Nio stock dropped 11% on Monday after the electric vehicle maker halted production due to ongoing supply chain disruptions.
The disruptions were caused by COVID-19 lockdowns in cities across China, including Shanghai, where plants of various auto parts suppliers are located. The fast-spreading Omicron variant has challenged China’s zero tolerance policy against COVID-19 infections in recent weeks.
“Since March, due to reasons to do with the epidemic, the company’s supplier partners in several places including Jilin, Shanghai and Jiangsu suspended production one after the other and have yet to recover. Due to the impact of this Nio has had to halt car production,” Nio said in an update on its mobile app, according to Reuters.
Shanghai experienced a record 26,000 COVID-19 cases on Sunday, but the government is hinting that it may begin to ease its lockdown restrictions as they take a toll on the country’s economy, and as they fail to contain the outbreak of the disease.
Nio said it will temporarily halt delivering vehicles to its customers as it works with suppliers to get production back online while remaining compliant with China’s strict COVID rules.

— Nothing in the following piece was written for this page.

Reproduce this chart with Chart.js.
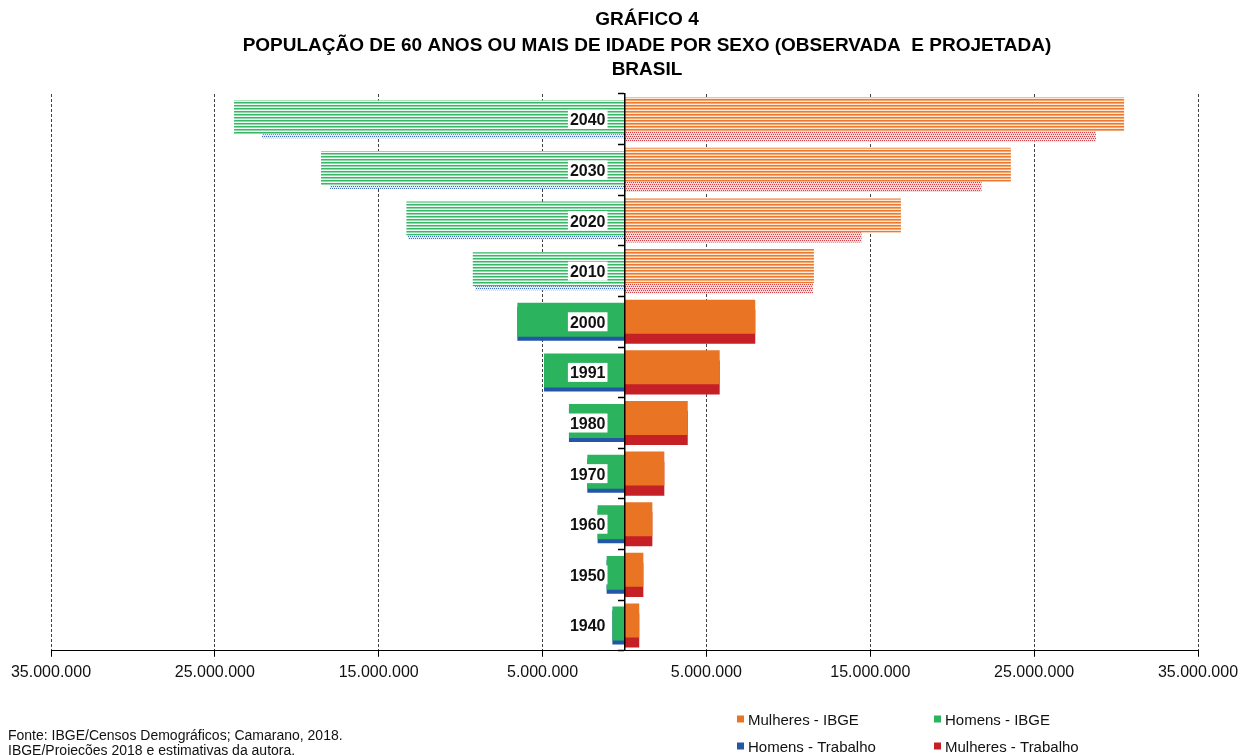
<!DOCTYPE html>
<html>
<head>
<meta charset="utf-8">
<script src="https://cdn.jsdelivr.net/npm/chart.js@4/dist/chart.umd.min.js"></script>
<style>
  html, body { margin: 0; padding: 0; background: #ffffff; overflow: hidden; }
  #wrap { width: 1246px; height: 755px; position: relative; }
</style>
</head>
<body>
<div id="wrap"><canvas id="grafico" width="1246" height="755"></canvas></div>
<script>
// ---------------- DATA ----------------
const anos = ['1940', '1950', '1960', '1970', '1980', '1991', '2000', '2010', '2020', '2030', '2040'];
const primeiroAnoProjetado = '2010';

const mulheresIBGE     = [900000, 1150000, 1700000, 2430000, 3860000, 5810000, 7980000, 11560000, 16870000, 23580000, 30490000];
const homensIBGE       = [740000, 1090000, 1640000, 2270000, 3390000, 4910000, 6540000, 9260000, 13310000, 18520000, 23830000];
const homensTrabalho   = [740000, 1090000, 1640000, 2270000, 3390000, 4910000, 6540000, 9120000, 13210000, 17970000, 22120000];
const mulheresTrabalho = [900000, 1150000, 1700000, 2430000, 3860000, 5810000, 7980000, 11500000, 14470000, 21790000, 28770000];

const xTickValues = [-35000000, -25000000, -15000000, -5000000, 5000000, 15000000, 25000000, 35000000];

const serieNomes = ['Mulheres - IBGE', 'Homens - IBGE', 'Homens - Trabalho', 'Mulheres - Trabalho'];
const tituloLinhas = ['GRÁFICO 4', 'POPULAÇÃO DE 60 ANOS OU MAIS DE IDADE POR SEXO (OBSERVADA  E PROJETADA)', 'BRASIL'];
const fonteLinhas = ['Fonte: IBGE/Censos Demográficos; Camarano, 2018.', 'IBGE/Projeções 2018 e estimativas da autora.'];

// ---------------- STYLES ----------------
const cores = { laranja: '#e87424', verde: '#2bb35e', azul: '#2456a6', vermelho: '#c62027' };
const FONT = '"Liberation Sans", Arial, Helvetica, sans-serif';

function stripePattern(rows) {
  const c = document.createElement('canvas');
  c.width = 4; c.height = rows.length;
  const g = c.getContext('2d');
  rows.forEach((col, i) => { g.fillStyle = col; g.fillRect(0, i, 4, 1); });
  return g.createPattern(c, 'repeat');
}
function dotPattern(dot, bg) {
  const c = document.createElement('canvas');
  c.width = 4; c.height = 4;
  const g = c.getContext('2d');
  g.fillStyle = bg; g.fillRect(0, 0, 4, 4);
  g.fillStyle = dot;
  [[0, 0], [2, 0], [1, 2], [3, 2]].forEach(([x, y]) => g.fillRect(x, y, 1, 1));
  return g.createPattern(c, 'repeat');
}
const padroes = {
  laranja: stripePattern(['#ea7a30', '#f4a870', '#fde8d8']),
  verde: stripePattern(['#36b866', '#92d8aa', '#f2fbf5']),
  azul: dotPattern('#3d6cc4', '#e4ecf8'),
  vermelho: dotPattern('#dc3c46', '#f9dada')
};
function fundo(chave) {
  return (ctx) => (anos[ctx.dataIndex] >= primeiroAnoProjetado ? padroes[chave] : cores[chave]);
}
function fmt(v) {
  return String(Math.round(Math.abs(v))).replace(/\B(?=(\d{3})+(?!\d))/g, '.');
}

// ---------------- TEXT / LEGEND PLUGIN ----------------
const textos = {
  id: 'textos',
  afterDatasetsDraw(chart) {
    const ctx = chart.ctx;
    const xs = chart.scales.x, ys = chart.scales.y;
    const x0 = xs.getPixelForValue(0);
    ctx.save();
    ctx.font = 'bold 16px ' + FONT;
    ctx.textAlign = 'right';
    ctx.textBaseline = 'alphabetic';
    anos.forEach((ano, i) => {
      const cy = ys.getPixelForValue(i);
      const w = ctx.measureText(ano).width;
      const right = x0 - 19;
      ctx.fillStyle = '#ffffff';
      ctx.fillRect(right - w - 2, cy - 9.5, w + 4, 19);
      ctx.fillStyle = '#111111';
      ctx.fillText(ano, right, cy + 6);
    });
    ctx.restore();
  },
  afterDraw(chart) {
    const ctx = chart.ctx;
    ctx.save();
    // title
    ctx.fillStyle = '#000000';
    ctx.font = 'bold 19px ' + FONT;
    ctx.textAlign = 'center';
    ctx.textBaseline = 'alphabetic';
    const tituloY = [25, 51, 75];
    tituloLinhas.forEach((t, i) => ctx.fillText(t, 647, tituloY[i]));
    // source
    ctx.font = '14px ' + FONT;
    ctx.textAlign = 'left';
    ctx.fillStyle = '#111111';
    fonteLinhas.forEach((t, i) => ctx.fillText(t, 8, 740 + i * 15));
    // legend
    const solidos = [cores.laranja, cores.verde, cores.azul, cores.vermelho];
    const posicoes = [[737, 719], [934, 719], [737, 746], [934, 746]];
    ctx.font = '15px ' + FONT;
    chart.data.datasets.forEach((ds, i) => {
      const [lx, ly] = posicoes[i];
      ctx.fillStyle = solidos[i];
      ctx.fillRect(lx, ly - 3.5, 7, 7);
      ctx.fillStyle = '#111111';
      ctx.fillText(ds.label, lx + 11, ly + 5.5);
    });
    ctx.restore();
  }
};

// ---------------- CHART ----------------
new Chart(document.getElementById('grafico'), {
  type: 'bar',
  data: {
    labels: anos,
    datasets: [
      { label: serieNomes[0], data: mulheresIBGE, stack: 'ibge',
        backgroundColor: fundo('laranja'), categoryPercentage: 0.4, barPercentage: 3.36, borderWidth: 0 },
      { label: serieNomes[1], data: homensIBGE.map(v => -v), stack: 'ibge',
        backgroundColor: fundo('verde'), categoryPercentage: 0.158, barPercentage: 8.5, borderWidth: 0 },
      { label: serieNomes[2], data: homensTrabalho.map(v => -v), stack: 'trab',
        backgroundColor: fundo('azul'), categoryPercentage: 0.158, barPercentage: 8.5, borderWidth: 0 },
      { label: serieNomes[3], data: mulheresTrabalho, stack: 'trab',
        backgroundColor: fundo('vermelho'), categoryPercentage: 0.4, barPercentage: 3.36, borderWidth: 0 }
    ]
  },
  options: {
    indexAxis: 'y',
    responsive: false,
    animation: false,
    events: [],
    devicePixelRatio: 1,
    layout: { padding: { left: 51, right: 48, top: 94, bottom: 67 } },
    plugins: {
      legend: { display: false },
      title: { display: false },
      tooltip: { enabled: false }
    },
    scales: {
      x: {
        type: 'linear',
        min: -35000000,
        max: 35000000,
        stacked: false,
        position: 'bottom',
        afterBuildTicks: (s) => { s.ticks = xTickValues.map(v => ({ value: v })); },
        grid: { color: '#444444', lineWidth: 1, drawTicks: true, tickLength: 6, tickColor: '#000000', tickWidth: 1 },
        border: { display: true, color: '#000000', width: 1, dash: [3, 2] },
        ticks: { font: { family: FONT, size: 16 }, color: '#111111', padding: 6, maxRotation: 0, autoSkip: false,
                 callback: (v) => fmt(v) }
      },
      y: {
        type: 'category',
        reverse: true,
        offset: true,
        position: { x: 0 },
        grid: { offset: true, drawOnChartArea: false, drawTicks: true, tickLength: 6, tickColor: '#000000', tickWidth: 1.5 },
        border: { display: true, color: '#000000', width: 1.5, z: 1 },
        ticks: { display: false }
      }
    }
  },
  plugins: [textos]
});
</script>
</body>
</html>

Nio isn’t the only automaker that has had to deal with plant shutdowns in recent weeks. Tesla’s Shanghai plant has been shut down since late March, while auto plants tied to Volkswagen’s joint venture with FAW Group and SAIC Motor has been closed for weeks.
Shares of automakers with operations in China traded lower on Monday. Shares of XPeng, Li Auto, and Tesla fell 8%, 6%, and 5%, respectively.